Book #29- Sex, Drugs and Cocoa Puffs

September 10, 2009

This is the first A.B. book I’ve read (after birth). Fortunately, Chuck Klosterman is basically an irrepressable smart ass who writes about pop culture in a funny, entertaining way. The book is a collection of essays. Some get a little ponderous (like his essay on Vanilla Sky), some are more than a little absurd (Saved by the Bell), and some are so dead on that you can’t help but agree (country music).

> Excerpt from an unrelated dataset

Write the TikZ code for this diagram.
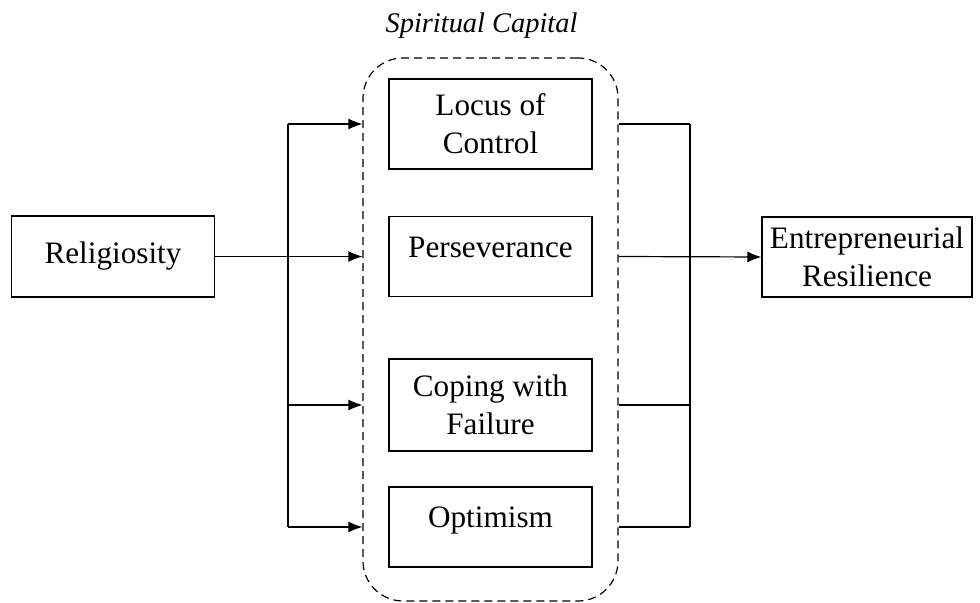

Klosterman is probably not for everybody. That said, if you’re between 25-40, have a strong interest in the pop culture of the ’70s and ’80s, and/or have strong opinions about things, you’d probably dig it. I think there’s something in here to offend the sensibilities of everybody, but also something that we can all remember and agree with. Plus, it does have a fun title.

Joe

An update from the land of parenting

September 10, 2009

So, I haven’t posted so much. Having a newborn baby and going back to work have taken up lots of time. We also just traded vehicles, callously abandoning Julie’s old Civic despite its 130 or so thousand miles of efficiency. Somewhat bizarrely, the new vehicle has a cassette deck. Yes, it’s a 2006, and I know I hadn’t bought a tape for many years before that. But oh well… I’ll be breaking my Hammer cassettes back out soon.

I have realized that the 50 new books is likely not happening, but I am still reading, and am not totally abandoning the project. I have finished one and have another in close proxymity to completion. Who knows- 40-45 might still happen.

Parenting is very intense and challenging, and very rewarding. I would say so far the hardest part is dealing with a crying baby who you know has no legitimate (i.e. hungry, dirty, sleepy) reason to cry. Chuck Berry and Springsteen seem to generally help my little girl. Which is good. God knows they’ve helped me too.

The best parts? I guess you really have to experience them. I am partial to when she nuzzles her head into my neck and tickles the crap out of me. Or her funny faces and smiles, which are becoming more regular these days.

I’ll post a little more… hope everybody out there hasn’t forgotten me and is getting along well.